Part of the lag in bivalve evolution has been blamed on an extinction event in the Late Cambrian, which reduced the bivalves from a group with a worldwide distribution to one that lived solely in certain habitats of the supercontinent Gondwana.

The study suggests that this might have impeded the evolution of features that would have allowed them to move beyond their Gondwanan home. Instead, their specialisation meant they were stuck living on the border between the seafloor and seawater, where the demands of the environment meant that only a few body shapes could survive.

It was only when new features allowed them to branch out beyond this niche that bivalve evolution began to really get going.

‘One key characteristic that held back the bivalves was a lack of a siphon,’ Katie says. ‘The siphon allows them to burrow deep into the sediment, opening up new areas to live as well as helping bivalves avoid predators.’

‘Another key bivalve feature is filter feeding with the gills, a strategy used by the vast majority of these animals. However, the gills probably hadn’t evolved to a large enough size to be as efficient as they are now during the Cambrian.’

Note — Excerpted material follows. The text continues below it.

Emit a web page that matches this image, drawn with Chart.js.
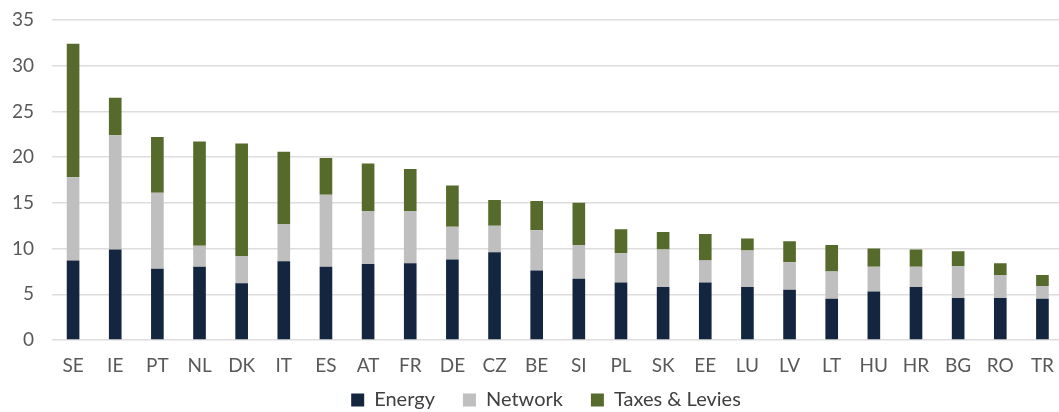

It was only in the Early Ordovician around 480 million years ago that bivalve evolution began to pick up. While it wasn’t as big a burst of evolution as the Cambrian explosion, the Great Ordovician Biodiversification Event (GOBE) saw bivalves catch up for lost time.

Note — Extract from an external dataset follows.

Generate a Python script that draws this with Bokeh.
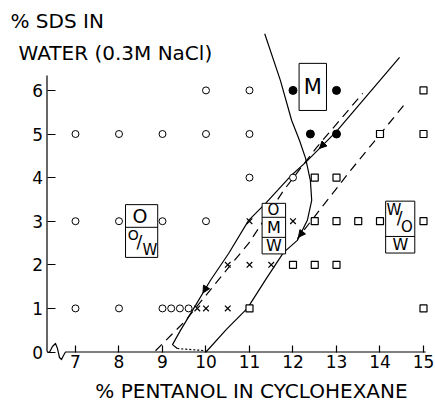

During this period they went from four genera to 176, as well as establishing the major groups of bivalves that still exist today. These include the pteriomorphs, a group of bivalves that contains oysters, scallops and marine mussels.

An increase in nutrients and a change in ocean sediments during the GOBE would have driven the development of new burrowing and filter-feeding forms that still persist in modern bivalves.

But after around 10 million years, their evolution began to slow down once more. While new genera of bivalves continued to accumulate, they tended to share some overlap with the ecological roles of already existing groups.

With this solid foundation, the bivalves weathered a series of extinctions and crises over the next 400 million years to become one of the most biodiverse groups of subaquatic animals alive today.